Final Operational Checklist

  • Document place-of-supply logic by service category and market.
  • Validate reverse-charge eligibility before invoice generation.
  • Standardize reverse-charge invoice wording across templates.
  • Require customer tax-status evidence for applicable cases.
  • Audit high-value cross-border invoices for rule compliance.
  • Track correction rates by jurisdiction and service type.
  • Log all exceptions with owner, rationale, and closure date.
  • Review rule updates and refresh internal guidance monthly.
  • Align sales, ops, and finance on cross-border tax workflow.
  • Lock periods only after unresolved classification issues are closed.

Frequently Asked Questions

What is reverse charge in cross-border service invoicing?

Reverse charge shifts tax reporting responsibility to the recipient in eligible scenarios, instead of charging local tax in the supplier invoice.

Why is place of supply so important?

Because place-of-supply rules decide where the service is taxable and whether local VAT/GST, reverse charge, or another treatment applies.

Can the same service have different tax treatment in different countries?

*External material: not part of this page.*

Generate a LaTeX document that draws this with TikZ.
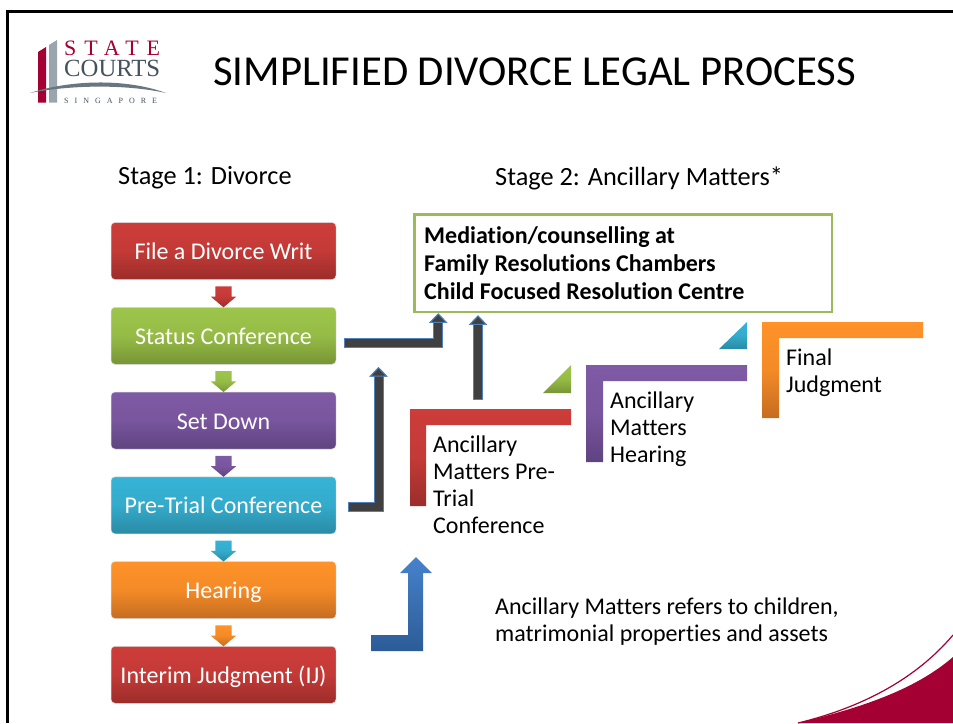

Yes. Taxability and reporting obligations vary by jurisdiction, service type, customer status, and place-of-supply rules.

What is the most common cross-border tax mistake?

Applying domestic tax logic to international invoices without validating customer location and reverse-charge eligibility.

What records help prove reverse-charge treatment?

Customer tax status evidence, location proof, contract scope, invoice wording, and applied rule references.

Should reverse charge wording be standardized on invoices?

Yes. Standardized wording reduces disputes and supports compliance reviews during filing and audits.

How often should place-of-supply logic be reviewed?

Review monthly and immediately when new markets, service categories, or tax-rule updates are introduced.

Can small businesses manage this without external tax software?

Yes, with disciplined documentation, clear decision rules, and regular review of exception-heavy cases.